Instrumentalisierung von Kultur: Identitätspolitiken
Eine besondere Problematik entsteht, wenn man sich bei diesen
Diskussionen auf Identitätspolitik bezieht: Sie deckt nur einige
Sektoren ab. Beim beliebten Identitätsmanagement ist zu
berücksichtigen, was Martin Krusche zu bedenken gibt: „Regionale
Identität ist die kleine Schwester des Ethnos“ (Martin Krusche: Das
sind wir! Regionale Identität ist die kleine Schwester des Ethnos. In:
Pöllinger Briefe 54/1997, S. 11-12). Mechanismen der Inklusion und der
Exklusion (mit einer rasch aus dem Ruder laufenden Eigendynamik, wie
die Ethnologen belegen können) sind damit verbunden.

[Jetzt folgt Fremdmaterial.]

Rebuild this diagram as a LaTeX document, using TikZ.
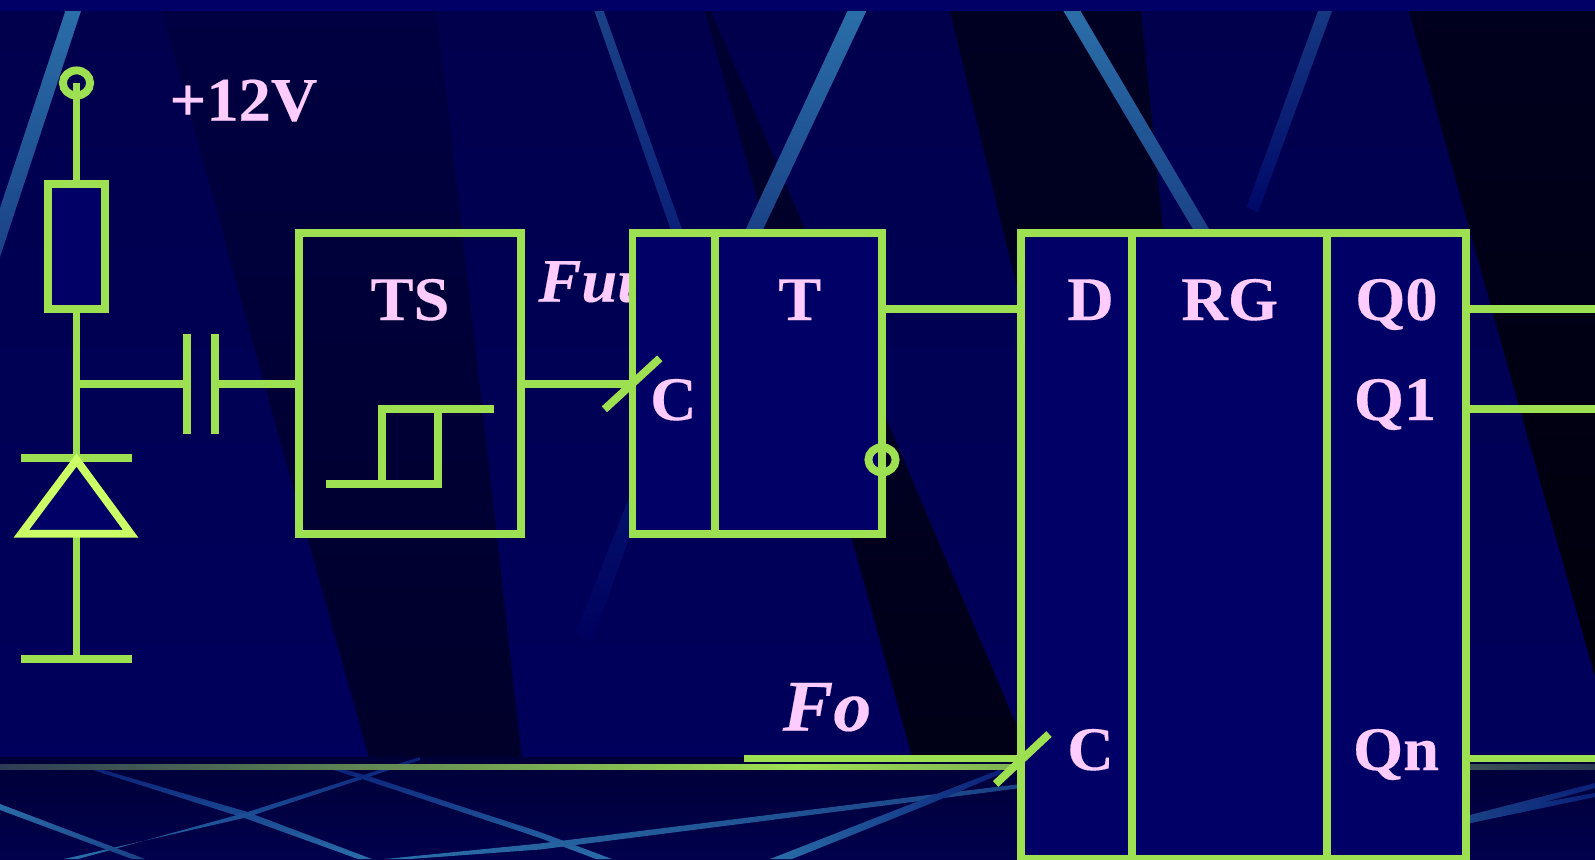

Die Wirtschaft interessiert sich für Identitätspolitiken oder für
die Kulturhauptstadt-Bewerbungen nicht für Kultur allgemein wegen,
sondern in erster Linie weil durch diese Bewerbungen ein Klima für
Dynamik und positiven Image-Transfer entsteht (mit Imagegewinn für
Unternehmen, aber auch für Politiker). Der Ausstieg aus der
institutionellen Ebene (der Förderung durch die Gebietskörperschaften)
hin zur eventorientierten Projektebene (bei diesen und bei den
Sponsoren) ist motiviert dadurch, dass Politiker und Sponsoren
Auftrittsmöglichkeiten suchen.
Was die Demographie anbetrifft, so wollen wir Lebenszeit und
Lebensqualität als kostbarste Güter des Menschen betrachten. Und wie
mit einer alternden Gesellschaft umzugehen ist, das ist eine Frage der
Kultur als integralem Wertesystem einer Gemeinschaft. Es kann dabei
nicht eine Beschäftigungstherapie für aus dem Sinnzusammenhang von
Erwerb und Lebenspraxis herausgerissene Menschen gehen, sondern um die
Qualität des Lebens mit anderen in der Kette der Generationen. In der
Renaissance wurden entsprechende Vorstellungen entwickelt.
Betont wird immer wieder, dass Menschen multiple Identitäten
besitzen, daher nicht auf eine einzige Rolle/Identität festgelegt
werden dürfen. Die Freiheit der Wahl (enlargement of people´s choices)
ist diesbezüglich zentral. Für den Umgang mit kultureller Vielfalt
werden im HD-Report die neuen Verfassungen in Afghanistan und Irak als
Beispiel genannt, aber auch Sri Lanka (und wir erinnern uns an die
Diskussionen um die Verfassungen in den Baltischen Staaten).